Magic in books often comes in a certain flavour. It has wonder, and awe,
and power. It is sometimes threatening, it is sometimes homey, it is
sometimes awe-inspiring. I'm not sure I've ever run into magic quite
like this before, though.
This is magic that blends with real
life, so that when a man in uniform comes with no warning to take you
away from your life forever, it might be the secret police, or it might
be Koschei the Deathless. The person informing on you within your own
house might be the people you share the house with, or it might be the
domovoi in their own House Committee. The magic of life might be bloody
and cruel and harsh, but the magic of death is worse.
Life isn't
just pretty, affirming life is not easy.
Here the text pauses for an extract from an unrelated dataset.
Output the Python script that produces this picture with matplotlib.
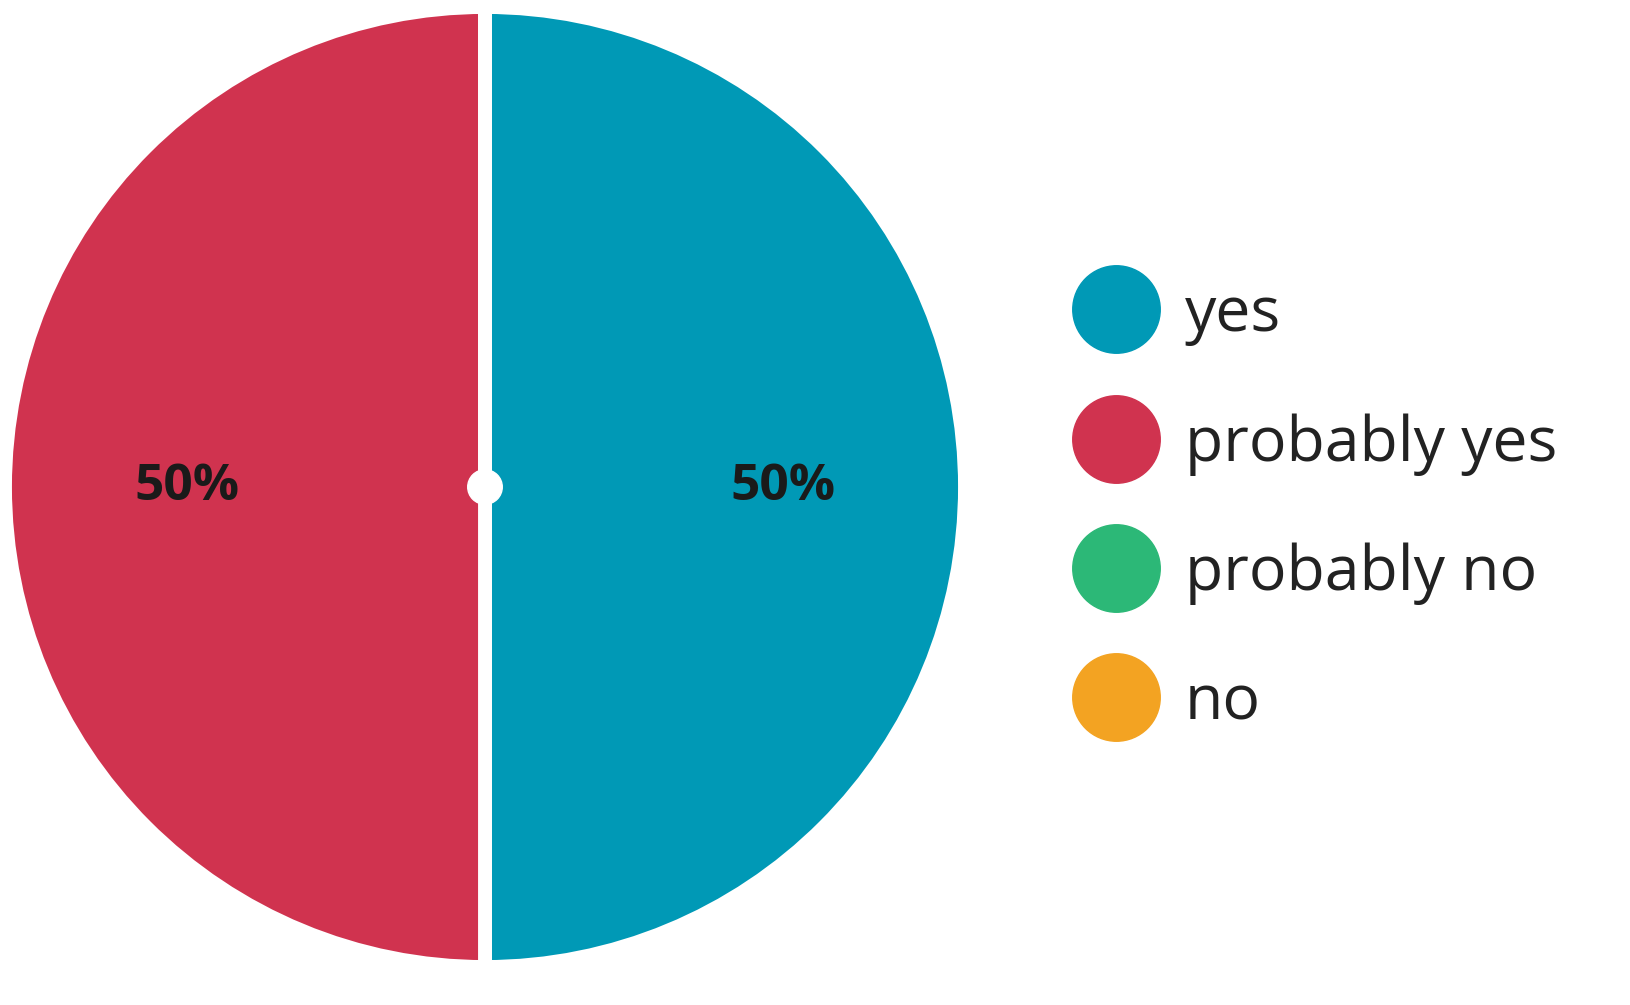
import matplotlib.pyplot as plt
from matplotlib.lines import Line2D
from matplotlib.patches import Circle

# data
labels = ['yes', 'probably yes', 'probably no', 'no']
shares = [50, 50, 0, 0]
colors = ['#0099B6', '#D0334F', '#2CB877', '#F3A322']

fig = plt.figure(figsize=(16.3, 10.05), dpi=100)

# pie axes: centre ~(485, 487) px, radius ~480 px
ax = fig.add_axes([5 / 1630, 38 / 1005, 960 / 1630, 960 / 1005])
wedges, texts, autotexts = ax.pie(
    shares, colors=colors, startangle=90, counterclock=False,
    autopct=lambda p: f'{p:.0f}%' if p > 0 else '',
    pctdistance=0.62,
    wedgeprops=dict(edgecolor='white', linewidth=10),
    textprops=dict(fontsize=37, fontweight='bold', color='#1a1a1a', family='Open Sans'))
ax.add_patch(Circle((0, 0), 0.036, color='white', zorder=5))
ax.set_xlim(-1, 1)
ax.set_ylim(-1, 1)
ax.set_aspect('equal')

handles = [Line2D([], [], marker='o', linestyle='', markersize=63,
                  markerfacecolor=c, markeredgecolor=c) for c in colors]
fig.legend(handles, labels, loc='center left', bbox_to_anchor=(1060 / 1630, 1 - 509 / 1005),
           frameon=False, prop=dict(family='Open Sans', size=45), labelcolor='#222222',
           handletextpad=0.62, labelspacing=1.07, handlelength=0.98, borderaxespad=0)

plt.savefig('out.png', dpi=100)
It's hard and it hurts and
causes pain and suffering and regret. It's worth fighting for, but it
isn't harmony and living side by side with nature.
Marya Morevna
watches as birds fall out of the trees three times and turn into
suitors for her sisters' hands. She waits to see if anyone will ever
show up for her. While she waits, the Russian state moves more families
into her house. Food becomes scarcer. She works in a factory. Her belief
in magic causes her to be shunned at school.
And then Koschei
shows up for her, the Tsar of Life, and takes her for his bride. And
inside the stories of Russian folklore, Marya Morevna has to undergo
Baba Yaga's tests to prove her worthiness as his bride, and then help
him fight the war against the Tsar of Death, in a Russia in which the
bodies are piling up so quickly that their enemy's ranks swell, moment
by moment.
And in the end, the story she is living in takes its natural course, although not quite its natural course.
I
am coming to realize how much I love books where characters are strung
on a web of inevitability, pushed to decisions because there is no other
choice. I love the exquisite pain and tension of such moments, rejoice
when the characters find a way out of predestination, but enjoy it just
as much when inevitability leads to moments that I could not have
predicted but are, themselves, implicit in every moment that has come
before.
I loved this book, loved the mingling of Russian stories
with Russian history, the feeling of horror as the twentieth century
takes hold, and the moments where it is clear that, although talking
about what Marya experienced was against the party line, and therefore
liable to be punished, life persists. It isn't pretty. But it persists.